La peur de l’enfant est salutaire, elle le constitue parce qu’elle est le pendant de l’imaginaire au travail et parce qu’elle le pousse à inventer des conduites de dépassement de soi. Si l’enfant provoque sa peur – il ne cherche pas à s’y complaire. Il ne faut pas se tromper : c’est le jeu qui est le mode d’être, non la peur.
Or comme sentiment général de l’existence, la peur séjourne au-dedans. C’est le grand séjour de l’homme dans sa propre conviction de peur. Grand séjour qui nourrit en même temps une certaine conception du monde, une manière concrète de vivre. Cette peur est exclusive et indiscutable : elle raisonne. Elle argumente. Elle joue en nous le refus de la vie. De ses accidents, de ses occasions chanceuses. Ainsi la peur – cet effroi devant la vie – n’est jamais neutre. Parfois rend méchant. Voilà qu’elle empêche l’aventure, force à tout suspecter, mine le terrain d’avance, véritable force d’inertie. Celui qui a peur a peur du monde, peur de s’abandonner à l’extériorité, à son imprévisibilité. De fait, celui qui a peur a besoin d’un cadre, d’un système, d’une idéologie pour déployer et sa peur et les raisons de sa peur. Toutes nichées dans l’existence et le rapport à l’autre.
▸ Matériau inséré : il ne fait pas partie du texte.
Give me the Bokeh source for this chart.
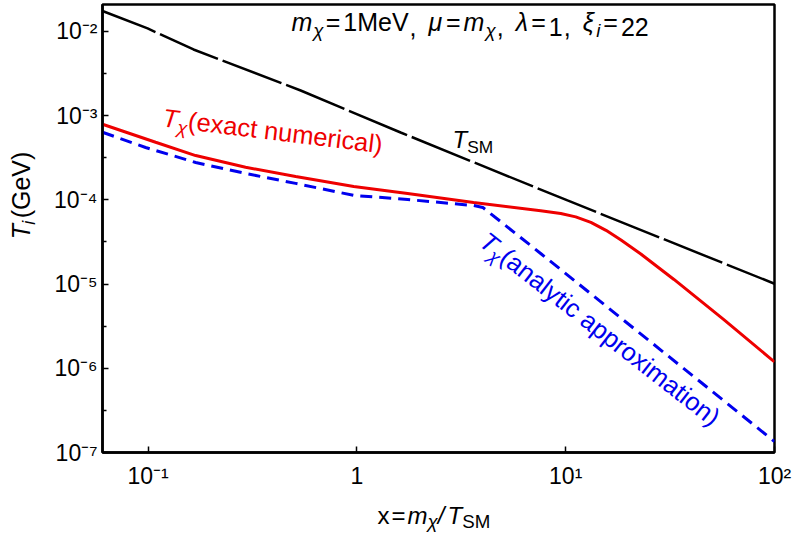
import math
from bokeh.plotting import figure
from bokeh.layouts import column, row
from bokeh.models import Range1d, FixedTicker, CustomJSTickFormatter, Label
from bokeh.embed import file_html
from bokeh.resources import INLINE

# ---------------- data ----------------
# T_SM (black, long dashes)
x_sm = [0.0605, 0.0995, 0.165, 0.538, 1.62, 7.19, 10.2, 100.0]
t_sm = [0.0175, 0.01086, 0.00611, 0.00199, 6.31e-4, 1.40e-4, 9.84e-5, 1.01e-5]

# T_chi exact numerical (red, solid)
x_num = [0.0605, 0.1087, 0.169, 0.293, 0.509, 0.966, 1.75, 3.62, 7.59, 9.47,
         11.17, 13.2, 15.6, 18.4, 22.9, 33.0, 57.2, 100.0]
t_num = [7.9e-4, 4.84e-4, 3.36e-4, 2.44e-4, 1.90e-4, 1.44e-4, 1.19e-4, 9.31e-5,
         7.45e-5, 6.89e-5, 6.28e-5, 5.41e-5, 4.35e-5, 3.33e-5, 2.28e-5, 1.135e-5,
         3.79e-6, 1.19e-6]

# T_chi analytic approximation (blue, dashed)
x_ana = [0.0605, 0.0973, 0.169, 0.293, 0.509, 0.966, 1.75, 3.62, 4.01, 7.59, 100.0]
t_ana = [6.35e-4, 4.19e-4, 2.78e-4, 2.06e-4, 1.57e-4, 1.13e-4, 1.01e-4, 8.57e-5,
         8.13e-5, 2.31e-5, 1.35e-7]

x_ticks = [0.1, 1, 10, 100]
y_ticks = [1e-7, 1e-6, 1e-5, 1e-4, 1e-3, 1e-2]
y_minor = [10 ** (k + 0.5) for k in range(-7, -1)]

# ---------------- layout (global pixel geometry) ----------------
W, H = 796, 534
LW = 40            # width of the strip holding the y-axis label
HM = 496           # height of the main figure
L, R, T, B = 102, 774, 4, 452   # frame box in page pixels
XLO, XHI = 0.0605, 100.0
YLO, YHI = 1e-7, 0.0209
FONT = "Liberation Sans"
RED, BLUE = "#ee0000", "#0000ee"

p = figure(width=W - LW, height=HM, x_axis_type="log", y_axis_type="log",
           x_range=Range1d(XLO, XHI), y_range=Range1d(YLO, YHI),
           output_backend="svg", toolbar_location=None,
           min_border_left=L - LW, min_border_right=W - R,
           min_border_top=T, min_border_bottom=HM - B)
p.title.visible = False
p.xgrid.visible = False
p.ygrid.visible = False
p.background_fill_color = "white"
p.border_fill_color = "white"
p.outline_line_color = "black"
p.outline_line_width = 2.5

fmt = CustomJSTickFormatter(code="""
const e = Math.round(Math.log10(tick));
if (e == 0) return "1";
const sup = {"-":"\u207b","0":"\u2070","1":"\u00b9","2":"\u00b2","3":"\u00b3","4":"\u2074",
             "5":"\u2075","6":"\u2076","7":"\u2077","8":"\u2078","9":"\u2079"};
return "10" + String(e).split("").map(c => sup[c]).join("");
""")

for ax, ticks, minor in ((p.xaxis[0], x_ticks, []), (p.yaxis[0], y_ticks, y_minor)):
    ax.ticker = FixedTicker(ticks=ticks, minor_ticks=minor)
    ax.formatter = fmt
    ax.axis_line_color = "black"
    ax.axis_line_width = 2.5
    ax.major_tick_in = 6
    ax.major_tick_out = 0
    ax.minor_tick_in = 4
    ax.minor_tick_out = 0
    ax.major_tick_line_width = 1.5
    ax.minor_tick_line_width = 1.5
    ax.major_label_text_font = FONT
    ax.major_label_text_font_size = "23px"
    ax.major_label_text_color = "black"
    ax.axis_label = None
p.yaxis[0].major_label_standoff = 5
p.xaxis[0].major_label_standoff = 10

# ---------------- curves ----------------
p.line(x_sm, t_sm, line_color="black", line_width=2.5, line_dash="63 5", line_dash_offset=6)
p.line(x_num, t_num, line_color=RED, line_width=3)
p.line(x_ana, t_ana, line_color=BLUE, line_width=3, line_dash="12 7")


def strip(w, h):
    f = figure(width=w, height=h, x_range=Range1d(0, w), y_range=Range1d(0, h),
               output_backend="svg", toolbar_location=None,
               min_border=0, x_axis_location=None, y_axis_location=None)
    f.title.visible = False
    f.xgrid.visible = False
    f.ygrid.visible = False
    f.outline_line_color = None
    f.background_fill_color = "white"
    f.border_fill_color = "white"
    return f


ylab = strip(LW, HM)
xlab = strip(W, H - HM)

# ---------------- rich text helpers ----------------
CW = {' ': 278, '(': 333, ')': 333, ',': 278, '-': 333, '/': 278, '=': 584,
      'G': 778, 'M': 833, 'S': 667, 'T': 611, 'V': 667, 'a': 556, 'c': 500,
      'e': 556, 'i': 222, 'l': 222, 'm': 833, 'n': 556, 'o': 556, 'p': 556,
      'r': 333, 't': 278, 'u': 556, 'x': 500, 'y': 500, 'μ': 576, 'λ': 500,
      'ξ': 460, 'χ': 500}
DESC = 0.11   # gap (em) between the text box bottom and the baseline


def main_map(px, py):
    x = 10 ** (math.log10(XLO) + (px - L) / (R - L) * (math.log10(XHI) - math.log10(XLO)))
    y = 10 ** (math.log10(YLO) + (B - py) / (B - T) * (math.log10(YHI) - math.log10(YLO)))
    return x, y


def ylab_map(px, py):
    return px, HM - py


def xlab_map(px, py):
    return px, H - py


def flow(specs, size, sub_scale=0.72):
    out, off = [], 0.0
    for txt, ital, sub, pre in specs:
        off += pre
        fs = size * sub_scale if sub else size
        out.append((off, txt, ital, sub))
        off += sum(CW.get(c, 556) for c in txt) / 1000.0 * fs
    return out


def place(fig, mapping, sx, sy, ang, pieces, size, color, sub_scale=0.72, sub_drop=0.2):
    """sx, sy: page position of the baseline start; pieces laid along angle ang."""
    a = math.radians(ang)
    ca, sa = math.cos(a), math.sin(a)
    for off, txt, ital, sub in pieces:
        fs = size * sub_scale if sub else size
        # shift along the text's "up" normal: negative = down
        sh = (-sub_drop * size if sub else 0.0) - DESC * fs
        qx = sx + off * ca - sh * sa
        qy = sy - (off * sa + sh * ca)
        x, y = mapping(qx, qy)
        fig.add_layout(Label(x=x, y=y, text=txt, angle=a,
                             text_font=FONT, text_font_size=f"{fs:.1f}px",
                             text_font_style="italic" if ital else "normal",
                             text_color=color, text_align="left",
                             text_baseline="bottom"))


# title inside the frame
TS, TSUB = 25, 0.75
title_specs = [("m", 1, 0, 0), ("χ", 1, 1, 1), ("=", 0, 0, 3), ("1MeV", 0, 0, 3),
               (",", 0, 0, 1), ("μ", 1, 0, 12), ("=", 0, 0, 3), ("m", 1, 0, 3),
               ("χ", 1, 1, 1), (",", 0, 0, 2), ("λ", 1, 0, 12), ("=", 0, 0, 3),
               ("1", 0, 0, 3), (",", 0, 0, 1), ("ξ", 1, 0, 12), ("i", 1, 1, 2),
               ("=", 0, 0, 3), ("22", 0, 0, 3)]
place(p, main_map, 291, 33, 0, flow(title_specs, TS, TSUB), TS, "black", sub_scale=TSUB)

# curve labels
place(p, main_map, 452, 150, 0, flow([("T", 1, 0, 0), ("SM", 0, 1, 0)], 24), 24, "black")
place(p, main_map, 161, 128, -7,
      flow([("T", 1, 0, 0), ("χ", 1, 1, 0), ("(exact numerical)", 0, 0, 1)], 25.5), 25.5, RED)
place(p, main_map, 476, 246, -38,
      flow([("T", 1, 0, 0), ("χ", 1, 1, 0), ("(analytic approximation)", 0, 0, 1)], 25.5), 25.5, BLUE)

# axis labels (in their own strips so that they are not clipped by the frame)
xl_specs = [("x", 0, 0, 0), ("=", 0, 0, 2), ("m", 1, 0, 2), ("χ", 1, 1, 0),
            ("/", 1, 0, 1), ("T", 1, 0, 3), ("SM", 0, 1, 0)]
place(xlab, xlab_map, 377, 526, 0, flow(xl_specs, 24, 0.78), 24, "black",
      sub_scale=0.78, sub_drop=0.16)
place(ylab, ylab_map, 32, 260, 90,
      flow([("T", 1, 0, 0), ("i", 1, 1, 1), ("(GeV)", 0, 0, 3)], 25), 25, "black",
      sub_drop=0.18)

layout = column(row(ylab, p, spacing=0), xlab, spacing=0)
open("out.html", "w").write(file_html(layout, INLINE))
Autojustification infinie, la peur s’organise et se loge en nous comme un pouvoir tyrannique. Son appui : l’imaginaire, toujours capable de mobiliser des scènes de catastrophes intimes et collectives. Tout est hypothèse de malheur, démesure, déferlement, contamination. Et c’est toujours le pire qui arrive, lui seul peut arriver. La peur condamne et ce qu’elle condamne en premier, c’est le beau et le bon. Ce qu’elle valorise : soi au centre, la répétition du même, le déjà connu. Tout le reste est angoisse.
La peur générale de l’existence – ou la peur générale de l’autre toujours traduisible en peur concrète et active – est un aveu d’impuissance et le terrible témoignage du choix qui est fait : celui d’une éternelle tristesse et lourdeur d’âme.
Voulons-nous vivre? Alors préférons une attitude qui s’oppose constamment à la peur, non pas une attitude, mais d’infinies manières de recevoir l’existence et d’être en elle. Non pas vivre imprudemment mais résolument. À la façon de l’enfant qui sait rire de ses propres peurs en sachant se jouer d’elles. Avec courage et invention : il y a là matière à grandir, matière à déjouer les toutes premières illusions venues de soi. Oui, retrouvons cette sorte d’«amitié» pour la vie, amitié des troubadours qui prennent volontiers l’habit de joie pour aller dans le monde.
MÉDITATIONS DU TEMPS PRÉSENTS
La philosophie à l’épreuve du quotidien 2
L’Harmattan, coll. Ouverture philosophique; 2008
(Pages 16-18)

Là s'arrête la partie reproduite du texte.